Monday, February 25, 2019

United Methodist Church on Edge of Breakup Over Gays

Demonstrators at UMC General Conference.

First it was the Episcopal Church, then it was the Evangelical Lutheran Church in America , a/k/a the ELCA (to which I remain a member), and now it is the United Methodist Church which is about to tear itself apart over the issue of gays, sames sex marriage and LGBT clergy.  In the case of the first two denominations, those who chose to cling to the Bronze Age myths and legends found in selected passages of the Old Testament left their denomination. Here in Virginia Episcopalians found themselves caught in legal battles with elements aligning with African Anglican archbishops (some of whom seemingly authorized anti-Muslim massacres) over ownership of church properties (the break away elements lost) and large ELCA parishes aligned themselves with the Southern Baptist want to be Lutheran Missouri Synod. Fox News looks at the impending schism which is more personal to me since a college and law school classmate is one of the pro-gay delegates at the United Methodist Church General Conference in St. Louis.  Here are article highlights (note how the "conservatives" are aligned with African segments of the UMC which, like the Anglicans rely on ignorance and lack of education of the populace to cling to power and control):
The United Methodist Church teetered on the brink of breakup Monday after more than half the delegates at an international conference voted to maintain bans on same-sex weddings and ordination of gay clergy.
Their favored plan, if formally approved, could drive supporters of LGBT inclusion to leave America's second-largest Protestant denomination.
A final vote on rival plans for the church's future won't come until Tuesday's closing session, and the outcome remains uncertain.
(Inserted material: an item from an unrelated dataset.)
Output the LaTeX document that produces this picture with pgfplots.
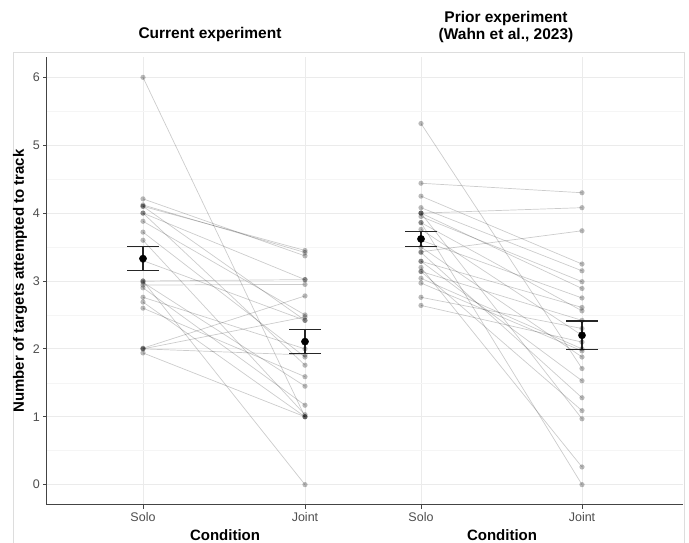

But the preliminary vote Monday showed that the Traditional Plan, which calls for keeping the LGBT bans and enforcing them more strictly, had the support of 56 percent of the more than 800 delegates attending the three-day conference in St. Louis.
The primary alternative proposal, called the One Church Plan, was rebuffed in a separate preliminary vote, getting only 47 percent support. Backed by a majority of the church's Council of Bishops in hopes of avoiding a schism, it would leave decisions about same-sex marriage and ordination of LGBT clergy up to regional bodies and would remove language from the church's law book asserting that "the practice of homosexuality is incompatible with Christian teaching."
Monday's voting did not kill the One Church Plan but makes its prospects on Tuesday far more difficult.
As evidence of the deep divisions within the faith, delegates Monday approved plans that would allow disaffected churches to leave the denomination while keeping their property.
Formed in a merger in 1968, the United Methodist Church claims about 12.6 million members worldwide, including nearly 7 million in the U.S. While other mainline Protestant denominations, such as the Episcopal and Presbyterian (U.S.A.) churches, have embraced the two gay-friendly practices, the Methodist church still officially bans them, even though acts of defiance by pro-LGBT clergy have multiplied and talk of a possible breakup has intensified.
The strong showing for the Traditional Plan reflects the fact that the UMC, unlike other mainstream Protestant churches in the U.S., is a global denomination. About 43 percent of the delegates in St. Louis are from abroad, mostly from Africa, and overwhelmingly support the LGBT bans.
"We Africans are not children in need of Western enlightenment when it comes to the church's sexual ethics," the Rev. Jerry Kulah, dean at a Methodist theology school in Liberia, said in a speech over the weekend. "We stand with the global church, not a culturally liberal church elite in the U.S."
Like the Roman Catholic Church, long term, the UMC seems bent on becoming a smaller, Africa based church. With anti-gay positions being the largest driver of Millennials from organized religion, expect the conservative remants of the UMC to shrink even more over time.

2 comments:

Anonymous said...

I wrote my doctoral dissertation on the British Methodist Church in the 18th and 19th centuries. Then, as now, the religion had its fanatics who promulgated repressive and superstitious ideologies, and it had its moderates who claimed a degree of humility and doubt. But today the church is disintegrating as the more superstitious membership breaks from the less superstitious. Although I am agnostic and do not pretend to know the unknown,the truth to me is apparent that the difference between the two is not whether one group is right or wrong, but merely the degree of their superstition.

Roger haydon said...

I am constantly amazed that any smart person buys the BS that religion sells. Even if you were brainwashed as a child that there is a god, heaven, hell, etc., when does common sense kick in for you when you live an adult life and see the fallacy of what you have been taught? You need to believe in something? Believe in yourself. You don’t know how to act around people so you aren’t using, abusing, or irritating them? Then socialize, learn from your society. Honestly, if people stopped listening to self proclaimed preachers who “ got the calling” and started listening to their own inner voice about reality, they would be free of immense amounts of guilt and pain. Why not try thinking for yourself, looking for truth, seeing how and where you fit into society and keep an open mind? It can be so simple.